Below is an excerpt from a very informative article written by Jeff Nielson on Sprott Money. This is a must read for anyone following my site. Back in 2005-2006, I told friends and family, actually anyone who would listen to me, that housing prices were being artificially inflated and this would end badly. As we all know, the housing market crashed in 2008. Hundreds of thousands, if not millions, of persons lost their homes through foreclosure. This has been termed as the biggest land grab in history.
In the past couple of years, I have seen the same trend that was happening in 2005-2006. Once again, housing prices are skyrocketing. Because we have not fully recovered globally from the Great Recession, the results this time will be far more catastrophic.
We already saw that having only one buyer in the market meant that real estate prices would go as low as they could possibly go. Thus having “everyone” in the market (at first) obviously means sending prices as high as they could possibly go – ever. (Can you say “bubble?”)
Now observant readers should begin to see the “fraud” previously mentioned taking shape here. Knowing that the lowest, possible mortgage rates guarantee the highest possible prices, our governments – more specifically, our central banks – took interest rates as low as they could possibly go, and froze them there.

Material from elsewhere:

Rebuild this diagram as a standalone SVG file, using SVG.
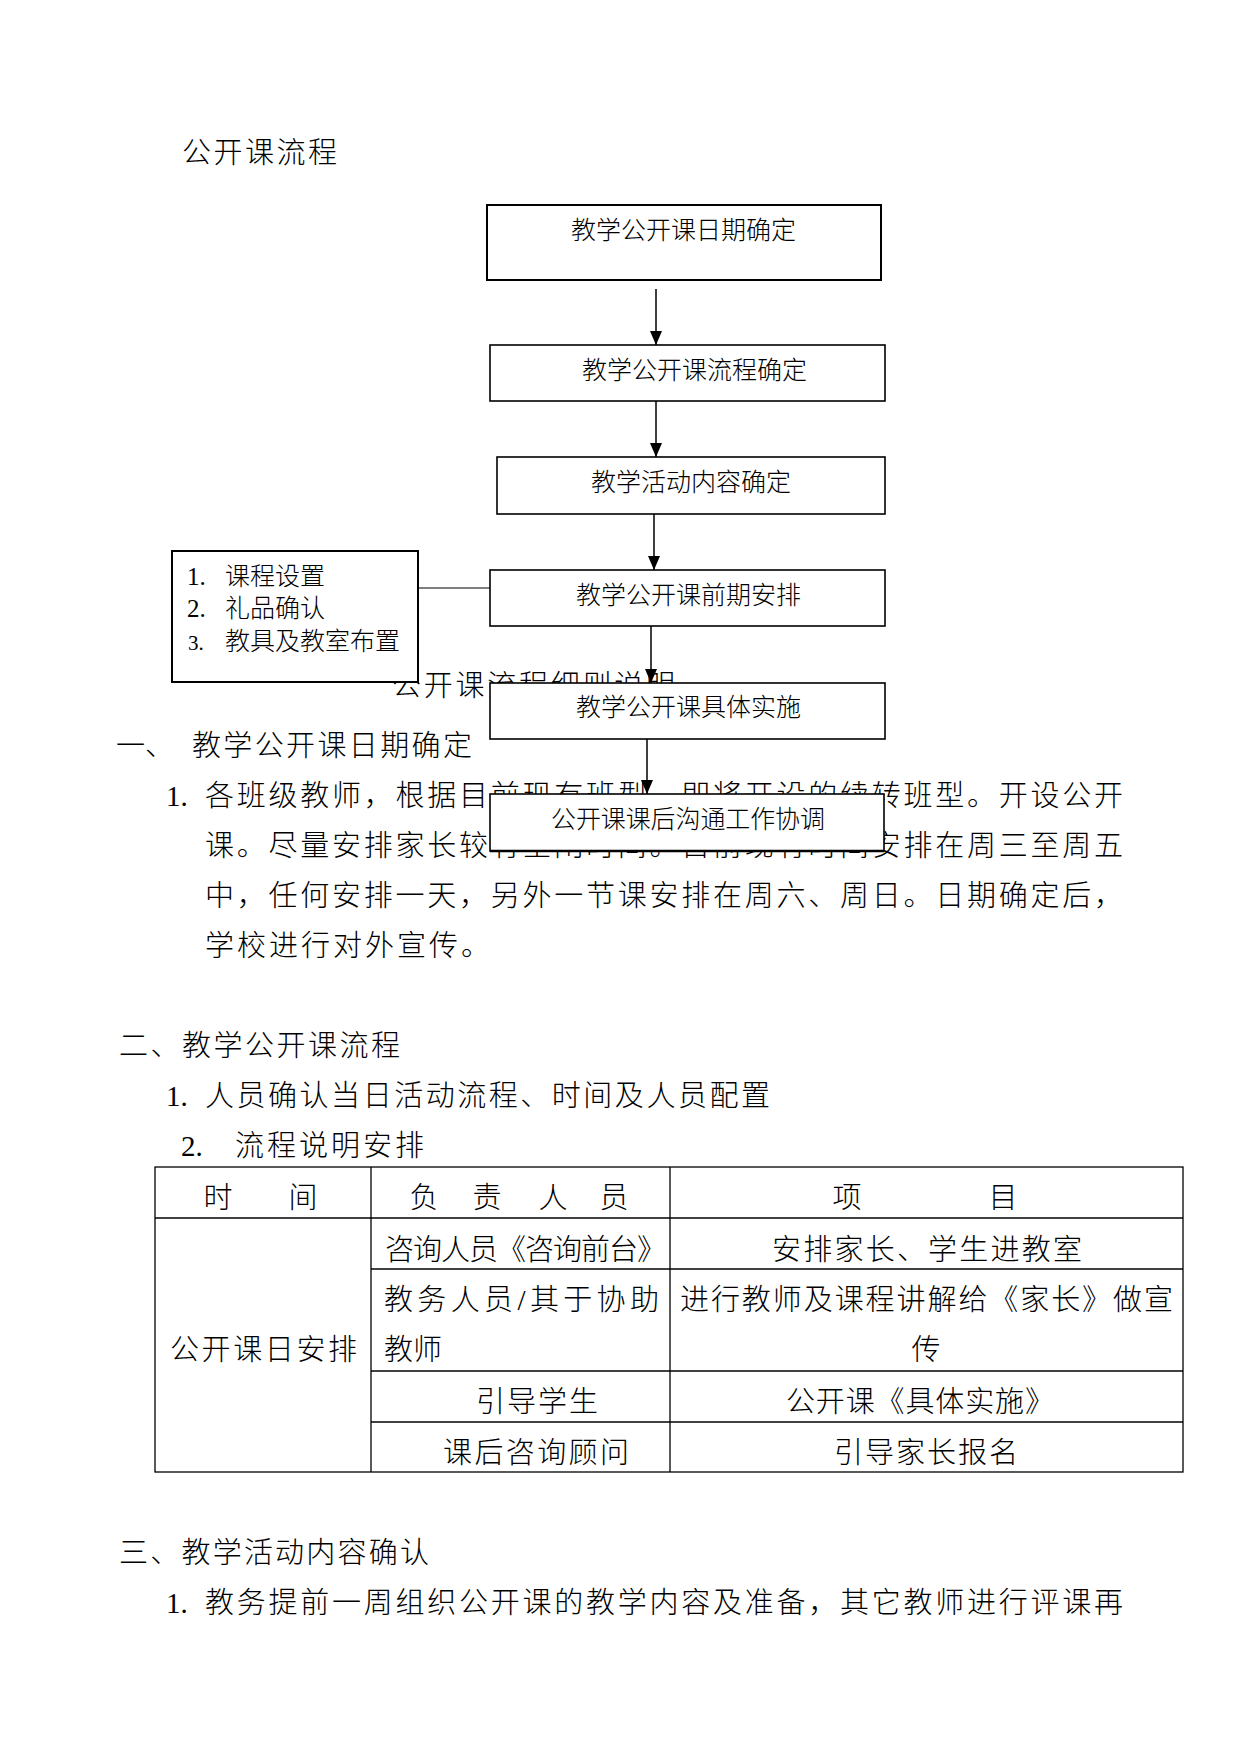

The central banks have taken interest rates as low as they could possibly go, to deliberately create real estate bubbles, all across the Western world. Then they froze these ultra-low/ultra-extreme interest rates, so that these bubbles could grow to their maximum, possible size.
How do we know this was deliberate fraud, and how do we know that our (corrupt) governments are willing partners (actually servants) in this fraud? Simple. To begin with; the central bankers themselves already proved that ultra-low interest rates don’t work. That case study is called “Japan”.